Their program moved chronologically from the late 18th century to the mid-20th century, starting with Mozart's Sonata in D major, K. 306. The piano is as crucial in the musical conversation as the violin, with a keyboard cadenza in the finale that leads to one of Mozart's teasing, never-ending endings. The Shahams gave the piece an expressive and charming performance, with effortless interplay to keep the score in compelling motion.
Two movements from Faure's "Pelleas et Melisande" suite, including the famous Siciliana, were opportunites for the violinist to play at a hush and the duo to revel in silken sonorities.
More impressionistic pictures arrived in Szymanowski's "Mythes," Op. 30, three movements in which the Polish composer's coloristic suavity, poetic vibrancy and harmonic imagination are at a peak.

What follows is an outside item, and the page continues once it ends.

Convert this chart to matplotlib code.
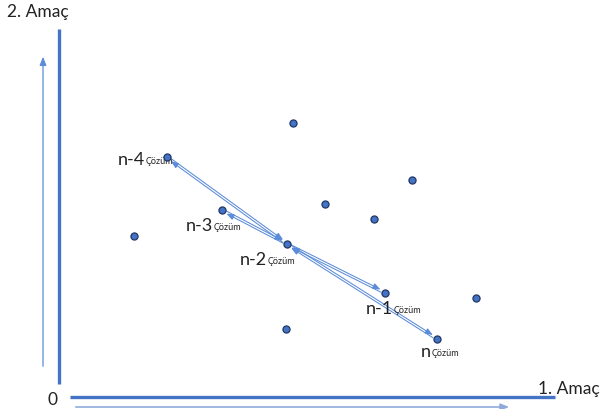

The Shahams played the collection as an outpouring of multi-hued events, from delicate to dramatic.
Bartok is clearly the composer of the week in Cleveland. His one-act opera, "Bluebeard's Castle," is on the Cleveland Orchestra's program tonight and Saturday. The Shahams immersed themselves in Bartok's Rhapsody No. 2, an explosion of gypsy music rooted in the Hungarian folk traditions. The violinist dug into his strings, using his remarkable bow arm to articulate effect. The pianist was a quicksilver collaborator.
Prokofiev's Sonata No. 2, Op. 94a, comes close to summarizing the Russian composer's style, its endearing, moonlit, caustic and exuberant activity hypnotizing the ear. Like all of the Shahams' playing Tuesday, their Prokofiev penetrated beneath surfaces to communicate the music's spirit and mind.Their encore was Faure's "Claire de lune," shaped with elegant simplicity.